Your goal
Extract all lines in the data that contain the word "React".

:::::

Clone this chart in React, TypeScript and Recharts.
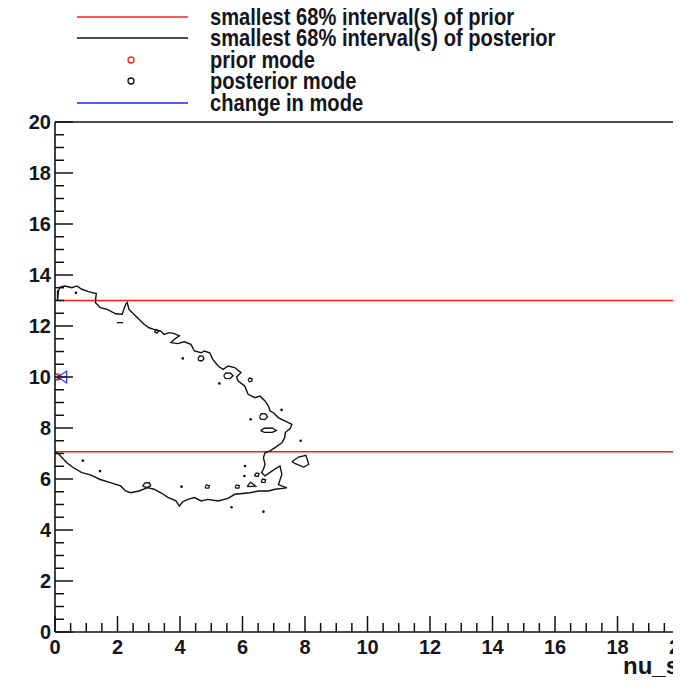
import React from "react";
import {
  ComposedChart,
  Line,
  Scatter,
  XAxis,
  YAxis,
  ReferenceLine,
} from "recharts";

// ---- tick values ----
const xTicks = [0, 0.5, 1, 1.5, 2, 2.5, 3, 3.5, 4, 4.5, 5, 5.5, 6, 6.5, 7, 7.5, 8, 8.5, 9, 9.5, 10, 10.5, 11, 11.5, 12, 12.5, 13, 13.5, 14, 14.5, 15, 15.5, 16, 16.5, 17, 17.5, 18, 18.5, 19, 19.5, 20];
const xMajor = [0, 2, 4, 6, 8, 10, 12, 14, 16, 18, 20];
const yTicks = [0, 0.5, 1, 1.5, 2, 2.5, 3, 3.5, 4, 4.5, 5, 5.5, 6, 6.5, 7, 7.5, 8, 8.5, 9, 9.5, 10, 10.5, 11, 11.5, 12, 12.5, 13, 13.5, 14, 14.5, 15, 15.5, 16, 16.5, 17, 17.5, 18, 18.5, 19, 19.5, 20];
const yMajor = [0, 2, 4, 6, 8, 10, 12, 14, 16, 18, 20];

// ---- prior interval (red lines) ----
const priorInterval = [7.07, 13.0];

// ---- modes ----
const priorMode = [{ x: 0.1, y: 10 }];
const posteriorMode = [{ x: 0.02, y: 10 }];
const modeChange = [{ x: 0.15, y: 10 }];

// ---- posterior 68% contour (main) ----
const contourMain = [
  { x: 0.08, y: 13.0 }, { x: 0.11, y: 13.37 }, { x: 0.16, y: 13.53 }, { x: 0.32, y: 13.57 },
  { x: 0.54, y: 13.5 }, { x: 0.7, y: 13.57 }, { x: 0.86, y: 13.44 }, { x: 1.07, y: 13.35 },
  { x: 1.32, y: 13.27 }, { x: 1.29, y: 12.92 }, { x: 1.45, y: 12.72 }, { x: 1.67, y: 12.65 },
  { x: 1.94, y: 12.48 }, { x: 2.15, y: 12.46 }, { x: 2.26, y: 12.85 }, { x: 2.31, y: 12.92 },
  { x: 2.37, y: 12.65 }, { x: 2.63, y: 12.33 }, { x: 2.85, y: 12.07 }, { x: 3.01, y: 11.93 },
  { x: 3.17, y: 11.87 }, { x: 3.39, y: 11.8 }, { x: 3.49, y: 11.67 }, { x: 3.65, y: 11.74 },
  { x: 3.82, y: 11.7 }, { x: 3.98, y: 11.61 }, { x: 3.82, y: 11.48 }, { x: 3.71, y: 11.35 },
  { x: 3.92, y: 11.31 }, { x: 4.14, y: 11.38 }, { x: 4.35, y: 11.28 }, { x: 4.46, y: 11.02 },
  { x: 4.68, y: 10.95 }, { x: 4.78, y: 11.02 }, { x: 4.95, y: 10.95 }, { x: 5.05, y: 10.69 },
  { x: 5.22, y: 10.43 }, { x: 5.38, y: 10.3 }, { x: 5.54, y: 10.43 }, { x: 5.75, y: 10.37 },
  { x: 5.95, y: 10.17 }, { x: 5.81, y: 10.0 }, { x: 5.86, y: 9.84 }, { x: 6.07, y: 9.65 },
  { x: 6.18, y: 9.32 }, { x: 6.4, y: 9.19 }, { x: 6.56, y: 9.25 }, { x: 6.72, y: 9.06 },
  { x: 6.83, y: 8.86 }, { x: 6.88, y: 8.67 }, { x: 6.99, y: 8.6 }, { x: 7.15, y: 8.4 },
  { x: 7.37, y: 8.27 }, { x: 7.58, y: 8.14 }, { x: 7.53, y: 7.99 }, { x: 7.37, y: 7.82 },
  { x: 7.35, y: 7.62 }, { x: 7.26, y: 7.42 }, { x: 7.04, y: 7.23 }, { x: 6.88, y: 7.1 },
  { x: 6.72, y: 7.03 }, { x: 6.67, y: 6.84 }, { x: 6.72, y: 6.58 }, { x: 6.67, y: 6.38 },
  { x: 6.61, y: 6.25 }, { x: 6.72, y: 6.12 }, { x: 6.94, y: 6.31 }, { x: 7.1, y: 6.44 },
  { x: 7.2, y: 6.51 }, { x: 7.26, y: 6.18 }, { x: 7.15, y: 5.78 }, { x: 7.42, y: 5.65 },
  { x: 7.04, y: 5.6 }, { x: 6.83, y: 5.53 }, { x: 6.51, y: 5.53 }, { x: 6.24, y: 5.46 },
  { x: 5.75, y: 5.4 }, { x: 5.54, y: 5.24 }, { x: 5.22, y: 5.14 }, { x: 4.89, y: 5.2 },
  { x: 4.68, y: 5.14 }, { x: 4.46, y: 5.27 }, { x: 4.25, y: 5.2 }, { x: 4.09, y: 5.11 },
  { x: 3.98, y: 4.94 }, { x: 3.87, y: 5.14 }, { x: 3.6, y: 5.29 }, { x: 3.39, y: 5.46 },
  { x: 3.17, y: 5.6 }, { x: 2.96, y: 5.66 }, { x: 2.69, y: 5.53 }, { x: 2.42, y: 5.46 },
  { x: 2.26, y: 5.53 }, { x: 2.1, y: 5.73 }, { x: 1.77, y: 5.86 }, { x: 1.45, y: 5.98 },
  { x: 1.13, y: 6.16 }, { x: 0.86, y: 6.25 }, { x: 0.59, y: 6.44 }, { x: 0.38, y: 6.64 },
  { x: 0.22, y: 6.84 }, { x: 0.11, y: 7.0 }, { x: 0.05, y: 7.05 },
];

// ---- small contour islands ----
const islandA = [{ x: 4.58, y: 10.73 }, { x: 4.63, y: 10.83 }, { x: 4.73, y: 10.82 }, { x: 4.77, y: 10.72 }, { x: 4.7, y: 10.63 }, { x: 4.6, y: 10.65 }, { x: 4.58, y: 10.73 }];
const islandB = [{ x: 5.4, y: 10.05 }, { x: 5.47, y: 10.16 }, { x: 5.62, y: 10.15 }, { x: 5.7, y: 10.05 }, { x: 5.6, y: 9.94 }, { x: 5.45, y: 9.95 }, { x: 5.4, y: 10.05 }];
const islandC = [{ x: 6.18, y: 9.88 }, { x: 6.22, y: 9.96 }, { x: 6.3, y: 9.94 }, { x: 6.3, y: 9.84 }, { x: 6.22, y: 9.81 }, { x: 6.18, y: 9.88 }];
const islandD = [{ x: 6.55, y: 8.44 }, { x: 6.6, y: 8.56 }, { x: 6.74, y: 8.55 }, { x: 6.8, y: 8.44 }, { x: 6.72, y: 8.33 }, { x: 6.58, y: 8.35 }, { x: 6.55, y: 8.44 }];
const islandE = [{ x: 6.58, y: 7.9 }, { x: 6.7, y: 7.99 }, { x: 6.95, y: 8.0 }, { x: 7.08, y: 7.9 }, { x: 6.95, y: 7.83 }, { x: 6.7, y: 7.83 }, { x: 6.58, y: 7.9 }];
const islandF = [{ x: 7.58, y: 6.68 }, { x: 7.79, y: 6.86 }, { x: 8.03, y: 6.93 }, { x: 8.12, y: 6.58 }, { x: 7.96, y: 6.47 }, { x: 7.69, y: 6.6 }, { x: 7.58, y: 6.68 }];
const islandG = [{ x: 2.8, y: 5.72 }, { x: 2.88, y: 5.85 }, { x: 3.02, y: 5.86 }, { x: 3.06, y: 5.74 }, { x: 2.95, y: 5.66 }, { x: 2.8, y: 5.72 }];
const islandH = [{ x: 4.8, y: 5.7 }, { x: 4.85, y: 5.77 }, { x: 4.94, y: 5.74 }, { x: 4.92, y: 5.64 }, { x: 4.83, y: 5.64 }, { x: 4.8, y: 5.7 }];
const islandI = [{ x: 5.76, y: 5.7 }, { x: 5.81, y: 5.77 }, { x: 5.9, y: 5.74 }, { x: 5.88, y: 5.64 }, { x: 5.79, y: 5.64 }, { x: 5.76, y: 5.7 }];
const islandJ = [{ x: 6.38, y: 6.12 }, { x: 6.44, y: 6.24 }, { x: 6.53, y: 6.22 }, { x: 6.5, y: 6.1 }, { x: 6.38, y: 6.12 }];
const islandK = [{ x: 6.15, y: 5.7 }, { x: 6.25, y: 5.88 }, { x: 6.42, y: 5.72 }, { x: 6.15, y: 5.7 }];
const islandL = [{ x: 6.6, y: 5.93 }, { x: 6.65, y: 6.0 }, { x: 6.74, y: 5.97 }, { x: 6.72, y: 5.87 }, { x: 6.62, y: 5.87 }, { x: 6.6, y: 5.93 }];
const islandM = [{ x: 3.18, y: 11.78 }, { x: 3.24, y: 11.86 }, { x: 3.32, y: 11.8 }, { x: 3.26, y: 11.72 }, { x: 3.18, y: 11.78 }];
const dashN = [{ x: 1.98, y: 12.13 }, { x: 2.18, y: 12.13 }];
const leftEdge = [{ x: 0.08, y: 13.0 }, { x: 0.08, y: 13.4 }];

const islands = [islandA, islandB, islandC, islandD, islandE, islandF, islandG, islandH, islandI, islandJ, islandK, islandL, islandM, dashN, leftEdge];

// ---- tiny single-bin contour dots ----
const contourDots = [
  { x: 0.67, y: 13.3 }, { x: 4.09, y: 10.73 }, { x: 5.26, y: 9.75 }, { x: 7.25, y: 8.71 },
  { x: 6.26, y: 8.34 }, { x: 7.86, y: 7.5 }, { x: 0.89, y: 6.72 }, { x: 1.44, y: 6.31 },
  { x: 4.05, y: 5.7 }, { x: 6.08, y: 6.51 }, { x: 6.06, y: 6.12 }, { x: 5.65, y: 4.89 },
  { x: 6.67, y: 4.72 },
];

const legendItems = [
  { label: "smallest 68% interval(s) of prior", kind: "line", color: "#ff2020" },
  { label: "smallest 68% interval(s) of posterior", kind: "line", color: "#111111" },
  { label: "prior mode", kind: "circle", color: "#ff2020" },
  { label: "posterior mode", kind: "circle", color: "#111111" },
  { label: "change in mode", kind: "line", color: "#2020ff" },
];

const FONT = "'Liberation Sans', Arial, Helvetica, sans-serif";
const TEXT = "#151520";

const XTick = (props: any) => {
  const { x, y, payload } = props;
  const v = payload.value;
  const major = xMajor.includes(v);
  return (
    <g>
      <line x1={x} y1={y} x2={x} y2={y - (major ? 16 : 9)} stroke="#111" strokeWidth={1.5} />
      {major && (
        <text
          x={x}
          y={y + 22}
          textAnchor="middle"
          fontFamily={FONT}
          fontWeight="bold"
          fontSize={20}
          fill={TEXT}
        >
          {v}
        </text>
      )}
    </g>
  );
};

const YTick = (props: any) => {
  const { x, y, payload } = props;
  const v = payload.value;
  const major = yMajor.includes(v);
  return (
    <g>
      <line x1={x} y1={y} x2={x + (major ? 18 : 9)} y2={y} stroke="#111" strokeWidth={1.5} />
      {major && (
        <text
          x={x - 4}
          y={y + 7}
          textAnchor="end"
          fontFamily={FONT}
          fontWeight="bold"
          fontSize={20}
          fill={TEXT}
        >
          {v}
        </text>
      )}
    </g>
  );
};

const Dot = (props: any) => {
  const { cx, cy } = props;
  return <circle cx={cx} cy={cy} r={1.3} fill="#111" />;
};

const OpenCircle = (color: string) => (props: any) => {
  const { cx, cy } = props;
  return <circle cx={cx} cy={cy} r={3} fill="none" stroke={color} strokeWidth={1.2} />;
};

const Arrow = (props: any) => {
  const { cx, cy } = props;
  return (
    <path
      d={`M${cx - 2},${cy} L${cx + 7},${cy - 6} L${cx + 7},${cy + 6} Z M${cx - 2},${cy} L${cx + 7},${cy}`}
      fill="none"
      stroke="#3030ff"
      strokeWidth={1.2}
    />
  );
};

const Legend = () => {
  const rows = [17, 38, 60, 81, 103];
  return (
    <svg width={681} height={120} style={{ position: "absolute", left: 0, top: 0 }}>
      {legendItems.map((it, i) => (
        <g key={it.label}>
          {it.kind === "line" ? (
            <line x1={77} x2={188} y1={rows[i]} y2={rows[i]} stroke={it.color} strokeWidth={1.6} />
          ) : (
            <circle cx={131} cy={rows[i]} r={3} fill="none" stroke={it.color} strokeWidth={1.3} />
          )}
          <text
            transform={`translate(210,${rows[i] + 8}) scale(0.86,1)`}
            fontFamily={FONT}
            fontWeight="bold"
            fontSize={23.4}
            fill={TEXT}
          >
            {it.label}
          </text>
        </g>
      ))}
    </svg>
  );
};

export default function App() {
  return (
    <div
      style={{
        position: "relative",
        width: 681,
        height: 685,
        margin: -8,
        overflow: "hidden",
        background: "#fff",
      }}
    >
      <ComposedChart width={720} height={685} margin={{ top: 122, right: 40, bottom: 0, left: 0 }}>
        <XAxis
          type="number"
          dataKey="x"
          domain={[0, 20]}
          allowDataOverflow
          ticks={xTicks}
          interval={0}
          tickSize={0}
          tickMargin={0}
          tickLine={false}
          tick={<XTick />}
          height={53}
          axisLine={{ stroke: "#111", strokeWidth: 1.6 }}
        />
        <YAxis
          type="number"
          dataKey="y"
          domain={[0, 20]}
          allowDataOverflow
          ticks={yTicks}
          interval={0}
          tickSize={0}
          tickMargin={0}
          tickLine={false}
          tick={<YTick />}
          width={55}
          axisLine={{ stroke: "#111", strokeWidth: 1.6 }}
        />
        <ReferenceLine y={20} stroke="#111" strokeWidth={1.6} />
        <ReferenceLine y={priorInterval[0]} stroke="#ff1a1a" strokeWidth={1.6} />
        <ReferenceLine y={priorInterval[1]} stroke="#ff1a1a" strokeWidth={1.6} />
        <Line
          data={contourMain}
          dataKey="y"
          type="linear"
          stroke="#111"
          strokeWidth={1.4}
          dot={false}
          isAnimationActive={false}
        />
        {islands.map((isl, i) => (
          <Line
            key={i}
            data={isl}
            dataKey="y"
            type="linear"
            stroke="#111"
            strokeWidth={1.3}
            dot={false}
            isAnimationActive={false}
          />
        ))}
        <Scatter data={contourDots} dataKey="y" shape={<Dot />} isAnimationActive={false} />
        <Scatter data={posteriorMode} dataKey="y" shape={OpenCircle("#111")} isAnimationActive={false} />
        <Scatter data={priorMode} dataKey="y" shape={OpenCircle("#ff2020")} isAnimationActive={false} />
        <Scatter data={modeChange} dataKey="y" shape={<Arrow />} isAnimationActive={false} />
      </ComposedChart>
      <Legend />
      <svg width={681} height={685} style={{ position: "absolute", left: 0, top: 0, pointerEvents: "none" }}>
        <text
          x={679}
          y={674}
          textAnchor="end"
          fontFamily={FONT}
          fontWeight="bold"
          fontSize={24}
          fill={TEXT}
        >
          nu_s
        </text>
      </svg>
    </div>
  );
}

:::::

Output below
Clone this chart in React, TypeScript and Recharts.
import React from "react";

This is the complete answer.